Yes, a CCP China education cripples you for life.....
RayH

Shenzhen, China

#7 Dec 14, 2013
Miro-dog: How do you like the Jade Rabbit's landing on the moon?

Get instructions on self-immolation from your Dollar Lama.
It is so Amazing

Kuala Lumpur, Malaysia

#8 Dec 14, 2013
You don't need a Nobel Prize based on achievement considered as achievement by politicians from Norway Parliament!
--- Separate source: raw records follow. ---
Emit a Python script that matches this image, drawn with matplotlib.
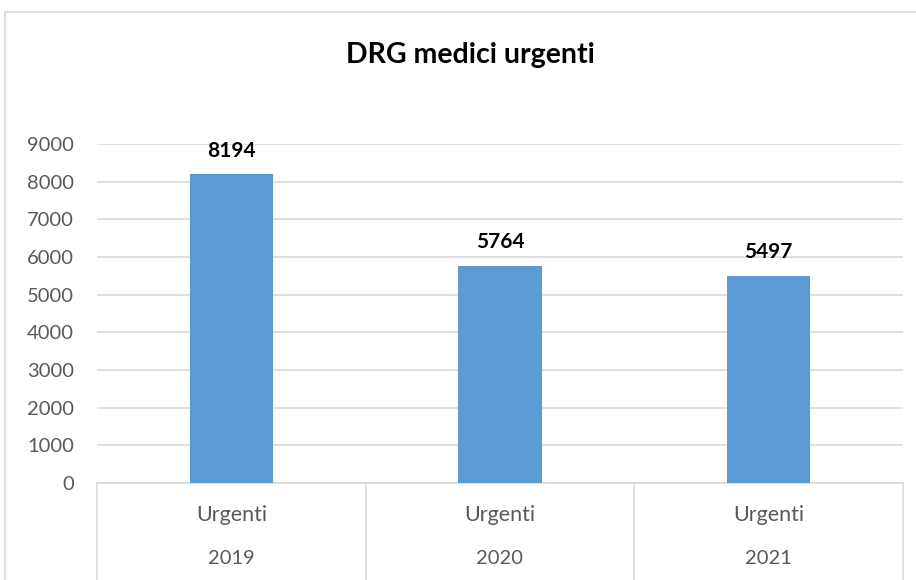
import matplotlib
matplotlib.use("Agg")
import matplotlib.pyplot as plt
from matplotlib.patches import Rectangle
from matplotlib.lines import Line2D

years = ["2019", "2020", "2021"]
subcats = ["Urgenti", "Urgenti", "Urgenti"]
values = [8194, 5764, 5497]
yticks = [0, 1000, 2000, 3000, 4000, 5000, 6000, 7000, 8000, 9000]
title = "DRG medici urgenti"

plt.rcParams['font.family'] = ['Lato', 'DejaVu Sans']

W, H = 916, 580
fig = plt.figure(figsize=(W / 100, H / 100), dpi=100)
fig.patch.set_facecolor('white')

# chart border
fig.patches.append(Rectangle((5 / W, -0.05), 1.0, 1 - 12 / H + 0.05,
                             transform=fig.transFigure, fill=False,
                             edgecolor='#D9D9D9', lw=1.2))

left, right, top, bottom = 97, 903, 144, 483
ax = fig.add_axes([left / W, 1 - bottom / H, (right - left) / W, (bottom - top) / H])
x = list(range(len(values)))
ax.bar(x, values, width=0.31, color='#5B9BD5', zorder=3)
ax.set_xlim(-0.5, len(values) - 0.5)
ax.set_ylim(0, 9000)
ax.set_yticks(yticks)
ax.set_yticklabels([str(t) for t in yticks], fontsize=14.5, color='#595959')
ax.tick_params(axis='y', length=0, pad=16.5)
ax.tick_params(axis='x', length=0)
ax.set_xticks([])
ax.yaxis.grid(True, color='#D9D9D9', lw=1.2, zorder=0)
for s in ['top', 'right', 'left']:
    ax.spines[s].set_visible(False)
ax.spines['bottom'].set_color('#D9D9D9')
ax.spines['bottom'].set_linewidth(1.2)

for xi, v in zip(x, values):
    ax.annotate(str(v), (xi, v), xytext=(0, 17), textcoords='offset points',
                ha='center', va='center', fontsize=15, fontweight='bold', color='black')

tr = ax.get_xaxis_transform()
for xi, sc, yr in zip(x, subcats, years):
    ax.text(xi, -32 / 339, sc, transform=tr, ha='center', va='center', fontsize=15.5, color='#595959')
    ax.text(xi, -75 / 339, yr, transform=tr, ha='center', va='center', fontsize=14.5, color='#595959')
for b in [-0.5, 0.5, 1.5, 2.5]:
    ax.add_line(Line2D([b, b], [0, -0.3], transform=tr, color='#D9D9D9', lw=1.2, clip_on=False))

fig.text(470 / W, 1 - 55 / H, title, ha='center', va='center', fontsize=20.5, fontweight='bold')

fig.savefig('out.png', dpi=100, facecolor='white')
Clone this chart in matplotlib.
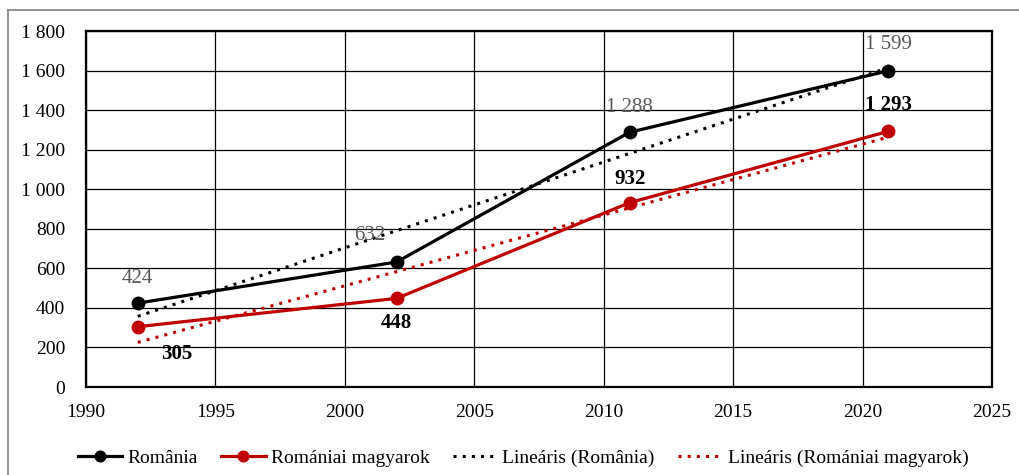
import numpy as np
import matplotlib
matplotlib.use("Agg")
import matplotlib.pyplot as plt
from matplotlib.lines import Line2D
from matplotlib.ticker import FuncFormatter

years = [1992, 2002, 2011, 2021]
romania = [424, 632, 1288, 1599]
magyarok = [305, 448, 932, 1293]
series_names = ["România", "Romániai magyarok", "Lineáris (România)", "Lineáris (Romániai magyarok)"]

RED = "#C00000"
plt.rcParams['font.family'] = ['Liberation Serif', 'DejaVu Serif']

W, H = 1019, 475
fig = plt.figure(figsize=(W / 100, H / 100), dpi=100)
ax = fig.add_axes([86 / W, 1 - 387 / H, (992 - 86) / W, (387 - 31) / H])

# outer frame (cropped at right/bottom)
fig.add_artist(Line2D([8 / W, 1.0], [1 - 10 / H, 1 - 10 / H], color="#7f7f7f", lw=1.2, transform=fig.transFigure))
fig.add_artist(Line2D([8 / W, 8 / W], [0.0, 1 - 10 / H], color="#7f7f7f", lw=1.2, transform=fig.transFigure))

x = np.array(years, dtype=float)
l1, = ax.plot(years, romania, color="black", lw=2.3, marker="o", ms=9, zorder=5)
l2, = ax.plot(years, magyarok, color=RED, lw=2.3, marker="o", ms=9, zorder=5)

p1 = np.polyfit(x, romania, 1)
p2 = np.polyfit(x, magyarok, 1)
xs = np.array([x.min(), x.max()])
l3, = ax.plot(xs, np.polyval(p1, xs), color="black", lw=2.2, ls=(0, (1, 2)), zorder=4)
l4, = ax.plot(xs, np.polyval(p2, xs), color=RED, lw=2.2, ls=(0, (1, 2)), zorder=4)

def fmt(v):
    return f"{int(v):,}".replace(",", " ")

# data labels
rom_off = [(0, 18), (-19, 19), (0, 18), (0, 19)]
mag_off = [(28, -20), (0, -18), (0, 17), (0, 19)]
for xi, yi, off in zip(years, romania, rom_off):
    ax.annotate(fmt(yi), (xi, yi), xytext=off, textcoords="offset points",
                ha="center", va="center", fontsize=15, color="#595959", zorder=6)
for xi, yi, off in zip(years, magyarok, mag_off):
    ax.annotate(fmt(yi), (xi, yi), xytext=off, textcoords="offset points",
                ha="center", va="center", fontsize=15, color="black", fontweight="bold", zorder=6)

ax.set_xlim(1990, 2025)
ax.set_ylim(0, 1800)
ax.set_xticks(range(1990, 2026, 5))
ax.set_yticks(range(0, 1801, 200))
ax.yaxis.set_major_formatter(FuncFormatter(lambda v, p: fmt(v)))
ax.grid(True, color="black", lw=0.9)
ax.set_axisbelow(True)
for s in ax.spines.values():
    s.set_linewidth(1.6)
    s.set_color("black")
ax.tick_params(length=0, labelsize=14, colors="black")
ax.tick_params(axis="y", pad=15)
ax.tick_params(axis="x", pad=12)

fig.legend([l1, l2, l3, l4], series_names, loc="center", bbox_to_anchor=(523 / W, 17 / H),
           ncol=4, frameon=False, fontsize=14, handlelength=2.3, handletextpad=0.25,
           columnspacing=1.2, borderpad=0, markerscale=0.85)

fig.savefig("out.png", dpi=100)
Chinese scientists without any NOBEL PRIZE award or politicians is making a fool out of these award e.g. PEACE NOBEL PRIZE given to OBAMA based on what. Obama is peaceful???? Hahahaha

A failed Education system as alleged MIROTARD and they score higher than Singapore, Hong Kong, South Korea, Taiwan... DO they mean SUCCESS instead?
RayH

Shenzhen, China

#9 Dec 14, 2013
It is so Amazing wrote:
You don't need a Nobel Prize based on achievement considered as achievement by politicians from Norway Parliament!
Chinese scientists without any NOBEL PRIZE award or politicians is making a fool out of these award e.g. PEACE NOBEL PRIZE given to OBAMA based on what. Obama is peaceful???? Hahahaha
A failed Education system as alleged MIROTARD and they score higher than Singapore, Hong Kong, South Korea, Taiwan... DO they mean SUCCESS instead?
And Shanghai scored much higher than U.S., Canada, and U.K.
CCP is OBSOLETE

Surrey, Canada

#10 Dec 15, 2013
RayH wrote:
Miro-dog: How do you like the Jade Rabbit's landing on the moon?
Get instructions on self-immolation from your Dollar Lama.
You mean the duplication of what the US and Russia did FIFTY YEARS AGO?

Late, lame, obviously.
CCP is USELESS and DYING

Surrey, Canada

#11 Dec 15, 2013
RayH wrote:
<quoted text>
And Shanghai scored much higher than U.S., Canada, and U.K.
But China as a whole would be far, far, far BEHIND, eh?